_Supplied material:_
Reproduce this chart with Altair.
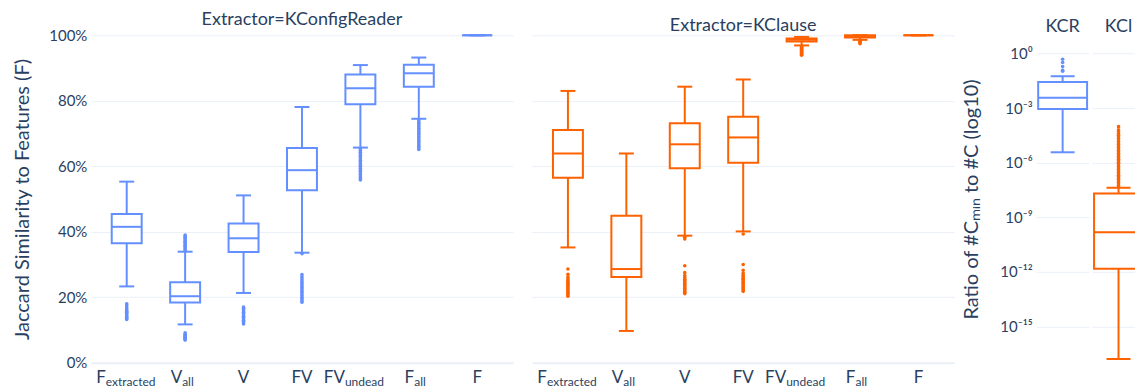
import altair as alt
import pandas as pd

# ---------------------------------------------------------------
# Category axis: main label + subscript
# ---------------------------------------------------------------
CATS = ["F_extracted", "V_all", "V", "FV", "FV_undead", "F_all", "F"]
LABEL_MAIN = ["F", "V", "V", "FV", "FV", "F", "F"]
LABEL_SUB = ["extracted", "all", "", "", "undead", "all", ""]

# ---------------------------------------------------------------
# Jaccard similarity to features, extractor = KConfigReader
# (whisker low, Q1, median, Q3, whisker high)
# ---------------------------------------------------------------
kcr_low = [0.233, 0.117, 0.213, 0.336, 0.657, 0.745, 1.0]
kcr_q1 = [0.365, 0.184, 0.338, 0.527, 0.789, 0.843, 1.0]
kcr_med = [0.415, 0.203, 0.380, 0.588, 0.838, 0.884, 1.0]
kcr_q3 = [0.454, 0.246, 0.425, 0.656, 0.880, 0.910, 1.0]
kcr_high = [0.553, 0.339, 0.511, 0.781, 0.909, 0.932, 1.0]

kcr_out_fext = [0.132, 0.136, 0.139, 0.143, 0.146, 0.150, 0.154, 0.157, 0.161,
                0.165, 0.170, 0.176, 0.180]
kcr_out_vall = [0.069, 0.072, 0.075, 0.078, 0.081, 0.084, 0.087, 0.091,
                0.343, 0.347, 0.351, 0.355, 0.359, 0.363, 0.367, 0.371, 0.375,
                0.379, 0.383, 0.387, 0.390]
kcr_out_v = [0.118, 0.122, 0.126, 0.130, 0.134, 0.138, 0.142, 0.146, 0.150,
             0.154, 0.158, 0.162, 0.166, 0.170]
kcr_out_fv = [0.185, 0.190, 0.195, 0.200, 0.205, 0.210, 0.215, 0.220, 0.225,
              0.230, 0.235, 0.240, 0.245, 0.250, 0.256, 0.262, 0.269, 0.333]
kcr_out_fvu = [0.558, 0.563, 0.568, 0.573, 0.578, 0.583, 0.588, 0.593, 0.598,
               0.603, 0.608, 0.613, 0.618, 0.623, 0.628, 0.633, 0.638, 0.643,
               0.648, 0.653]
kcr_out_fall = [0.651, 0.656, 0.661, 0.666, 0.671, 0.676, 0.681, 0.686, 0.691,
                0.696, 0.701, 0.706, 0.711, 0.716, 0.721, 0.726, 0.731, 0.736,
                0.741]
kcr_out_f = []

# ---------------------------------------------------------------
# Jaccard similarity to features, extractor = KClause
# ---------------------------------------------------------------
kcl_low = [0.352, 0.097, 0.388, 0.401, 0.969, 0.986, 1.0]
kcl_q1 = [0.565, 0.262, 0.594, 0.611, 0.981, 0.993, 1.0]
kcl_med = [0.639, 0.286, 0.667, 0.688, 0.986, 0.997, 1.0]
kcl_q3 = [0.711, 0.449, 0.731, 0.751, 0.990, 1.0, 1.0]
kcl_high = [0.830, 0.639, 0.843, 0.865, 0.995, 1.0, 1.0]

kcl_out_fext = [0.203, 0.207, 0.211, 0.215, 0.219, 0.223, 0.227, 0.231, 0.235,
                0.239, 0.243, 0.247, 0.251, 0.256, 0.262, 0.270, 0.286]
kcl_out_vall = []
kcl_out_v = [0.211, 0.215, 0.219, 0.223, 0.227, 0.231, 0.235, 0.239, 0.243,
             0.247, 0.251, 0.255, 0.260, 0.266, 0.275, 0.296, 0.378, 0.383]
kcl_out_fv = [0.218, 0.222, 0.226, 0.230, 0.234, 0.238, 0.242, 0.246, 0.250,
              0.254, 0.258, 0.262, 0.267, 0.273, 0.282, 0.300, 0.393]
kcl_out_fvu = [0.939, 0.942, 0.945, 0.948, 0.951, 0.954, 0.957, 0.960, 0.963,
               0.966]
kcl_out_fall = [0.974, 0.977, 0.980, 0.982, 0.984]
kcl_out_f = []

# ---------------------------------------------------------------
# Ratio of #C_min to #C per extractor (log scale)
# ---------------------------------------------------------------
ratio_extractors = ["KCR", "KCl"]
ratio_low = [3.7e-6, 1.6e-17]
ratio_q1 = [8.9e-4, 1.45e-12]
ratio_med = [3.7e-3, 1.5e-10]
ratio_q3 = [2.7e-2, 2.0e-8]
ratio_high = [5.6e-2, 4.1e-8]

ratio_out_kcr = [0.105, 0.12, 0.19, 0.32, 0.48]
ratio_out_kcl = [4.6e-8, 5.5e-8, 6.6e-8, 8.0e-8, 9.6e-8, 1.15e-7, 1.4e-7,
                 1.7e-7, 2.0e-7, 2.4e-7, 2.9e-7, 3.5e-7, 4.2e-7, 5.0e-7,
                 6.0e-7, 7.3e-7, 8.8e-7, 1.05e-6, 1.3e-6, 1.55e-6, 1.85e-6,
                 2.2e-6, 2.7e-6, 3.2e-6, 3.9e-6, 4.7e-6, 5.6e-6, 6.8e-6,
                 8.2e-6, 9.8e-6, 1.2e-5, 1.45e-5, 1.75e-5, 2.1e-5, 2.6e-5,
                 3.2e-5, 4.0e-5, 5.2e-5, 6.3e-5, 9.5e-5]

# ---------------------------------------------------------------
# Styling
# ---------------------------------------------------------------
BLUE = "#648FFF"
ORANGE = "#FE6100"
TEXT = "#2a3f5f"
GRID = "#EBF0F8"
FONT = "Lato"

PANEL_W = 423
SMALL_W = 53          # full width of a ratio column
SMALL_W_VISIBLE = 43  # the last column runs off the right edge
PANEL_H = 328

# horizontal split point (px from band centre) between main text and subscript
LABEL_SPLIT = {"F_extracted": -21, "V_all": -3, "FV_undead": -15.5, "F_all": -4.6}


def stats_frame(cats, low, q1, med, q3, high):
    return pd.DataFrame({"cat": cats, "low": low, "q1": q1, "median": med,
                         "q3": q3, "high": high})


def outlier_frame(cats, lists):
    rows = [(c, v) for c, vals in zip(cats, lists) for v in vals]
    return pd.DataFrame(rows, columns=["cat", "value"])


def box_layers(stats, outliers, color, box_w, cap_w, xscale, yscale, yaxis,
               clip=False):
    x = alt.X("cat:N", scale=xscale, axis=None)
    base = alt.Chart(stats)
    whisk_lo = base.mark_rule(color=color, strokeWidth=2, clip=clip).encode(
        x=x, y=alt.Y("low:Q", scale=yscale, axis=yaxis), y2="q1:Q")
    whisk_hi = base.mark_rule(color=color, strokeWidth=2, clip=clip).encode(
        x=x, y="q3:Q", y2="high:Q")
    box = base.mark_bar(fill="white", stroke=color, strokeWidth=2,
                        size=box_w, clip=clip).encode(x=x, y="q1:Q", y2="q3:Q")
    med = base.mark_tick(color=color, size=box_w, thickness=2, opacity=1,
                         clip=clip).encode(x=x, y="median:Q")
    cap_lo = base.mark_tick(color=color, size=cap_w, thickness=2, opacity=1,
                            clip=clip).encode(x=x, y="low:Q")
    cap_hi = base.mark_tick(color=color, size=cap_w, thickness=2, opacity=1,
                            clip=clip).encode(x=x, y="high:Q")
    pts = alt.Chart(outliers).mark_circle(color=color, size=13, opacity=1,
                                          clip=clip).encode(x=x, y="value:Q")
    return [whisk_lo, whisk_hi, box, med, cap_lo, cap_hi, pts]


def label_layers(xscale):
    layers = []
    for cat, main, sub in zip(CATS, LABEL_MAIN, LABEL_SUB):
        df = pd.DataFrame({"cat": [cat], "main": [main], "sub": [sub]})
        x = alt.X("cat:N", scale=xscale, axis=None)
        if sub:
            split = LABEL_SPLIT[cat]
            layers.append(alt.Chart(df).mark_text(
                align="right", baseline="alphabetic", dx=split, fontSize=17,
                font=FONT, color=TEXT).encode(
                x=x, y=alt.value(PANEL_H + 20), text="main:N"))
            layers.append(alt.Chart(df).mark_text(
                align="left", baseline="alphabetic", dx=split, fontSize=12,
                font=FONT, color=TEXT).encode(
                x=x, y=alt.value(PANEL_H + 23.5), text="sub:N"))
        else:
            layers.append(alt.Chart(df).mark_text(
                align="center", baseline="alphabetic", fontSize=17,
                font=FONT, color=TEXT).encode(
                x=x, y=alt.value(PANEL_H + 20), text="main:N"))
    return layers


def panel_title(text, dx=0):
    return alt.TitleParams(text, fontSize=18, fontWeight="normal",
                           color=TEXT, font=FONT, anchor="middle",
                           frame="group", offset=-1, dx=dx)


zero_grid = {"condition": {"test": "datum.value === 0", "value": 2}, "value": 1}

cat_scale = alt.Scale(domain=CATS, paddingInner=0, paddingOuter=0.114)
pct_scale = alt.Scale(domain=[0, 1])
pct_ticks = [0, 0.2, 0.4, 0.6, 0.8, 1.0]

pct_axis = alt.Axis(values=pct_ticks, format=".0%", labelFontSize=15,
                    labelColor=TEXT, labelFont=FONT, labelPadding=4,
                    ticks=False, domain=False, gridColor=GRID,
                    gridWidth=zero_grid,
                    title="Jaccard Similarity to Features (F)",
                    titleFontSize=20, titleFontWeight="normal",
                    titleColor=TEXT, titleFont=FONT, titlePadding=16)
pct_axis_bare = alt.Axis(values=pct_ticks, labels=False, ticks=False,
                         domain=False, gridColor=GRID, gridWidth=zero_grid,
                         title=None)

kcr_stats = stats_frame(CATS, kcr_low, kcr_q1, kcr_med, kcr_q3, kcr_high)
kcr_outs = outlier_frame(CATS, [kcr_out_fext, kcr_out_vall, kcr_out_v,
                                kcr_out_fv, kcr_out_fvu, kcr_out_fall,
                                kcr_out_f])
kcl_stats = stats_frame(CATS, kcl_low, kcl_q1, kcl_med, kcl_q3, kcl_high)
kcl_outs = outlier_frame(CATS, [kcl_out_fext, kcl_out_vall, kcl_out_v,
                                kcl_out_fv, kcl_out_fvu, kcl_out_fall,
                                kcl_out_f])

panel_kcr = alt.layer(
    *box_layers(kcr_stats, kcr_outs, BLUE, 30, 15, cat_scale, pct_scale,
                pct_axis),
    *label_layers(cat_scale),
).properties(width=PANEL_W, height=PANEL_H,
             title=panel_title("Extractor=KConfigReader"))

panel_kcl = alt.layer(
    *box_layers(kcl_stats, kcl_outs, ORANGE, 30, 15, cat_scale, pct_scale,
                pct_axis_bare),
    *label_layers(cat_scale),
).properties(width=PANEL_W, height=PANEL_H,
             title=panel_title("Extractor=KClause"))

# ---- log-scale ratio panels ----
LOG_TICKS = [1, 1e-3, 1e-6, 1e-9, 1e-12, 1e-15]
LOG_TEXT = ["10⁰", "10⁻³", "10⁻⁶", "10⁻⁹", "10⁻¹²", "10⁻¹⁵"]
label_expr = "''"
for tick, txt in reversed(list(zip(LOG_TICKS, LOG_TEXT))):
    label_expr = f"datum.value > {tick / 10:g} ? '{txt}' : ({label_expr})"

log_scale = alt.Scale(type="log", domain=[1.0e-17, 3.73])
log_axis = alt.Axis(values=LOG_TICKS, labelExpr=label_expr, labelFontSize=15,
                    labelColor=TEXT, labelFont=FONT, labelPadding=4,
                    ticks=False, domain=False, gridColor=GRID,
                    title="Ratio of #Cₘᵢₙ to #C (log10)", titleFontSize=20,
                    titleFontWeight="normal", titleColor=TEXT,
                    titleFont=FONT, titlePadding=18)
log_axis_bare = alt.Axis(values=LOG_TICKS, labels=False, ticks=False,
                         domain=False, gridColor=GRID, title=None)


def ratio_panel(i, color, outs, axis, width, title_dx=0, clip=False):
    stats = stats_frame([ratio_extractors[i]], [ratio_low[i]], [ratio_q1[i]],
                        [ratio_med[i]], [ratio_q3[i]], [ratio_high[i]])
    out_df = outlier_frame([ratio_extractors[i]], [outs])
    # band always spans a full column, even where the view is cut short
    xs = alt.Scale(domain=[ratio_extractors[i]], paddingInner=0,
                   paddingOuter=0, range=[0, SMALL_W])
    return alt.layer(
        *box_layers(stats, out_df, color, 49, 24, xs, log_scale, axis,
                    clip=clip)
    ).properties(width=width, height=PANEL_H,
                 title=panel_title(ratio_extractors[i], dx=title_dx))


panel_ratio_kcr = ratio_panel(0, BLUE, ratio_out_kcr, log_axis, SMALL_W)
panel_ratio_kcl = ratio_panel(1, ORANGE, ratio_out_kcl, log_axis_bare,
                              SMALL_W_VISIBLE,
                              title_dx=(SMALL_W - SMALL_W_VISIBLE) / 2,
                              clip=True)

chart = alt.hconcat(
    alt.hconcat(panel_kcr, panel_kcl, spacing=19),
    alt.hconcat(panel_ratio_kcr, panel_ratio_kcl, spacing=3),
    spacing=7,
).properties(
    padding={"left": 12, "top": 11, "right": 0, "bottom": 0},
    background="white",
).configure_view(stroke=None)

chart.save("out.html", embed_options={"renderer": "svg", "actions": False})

_Your instructions:_ Could the lines from the top of the material through the line with "import pandas as pd" be repeated exactly, pictures left out?

_Expected answer:_
Reproduce this chart with Altair.
import altair as alt
import pandas as pd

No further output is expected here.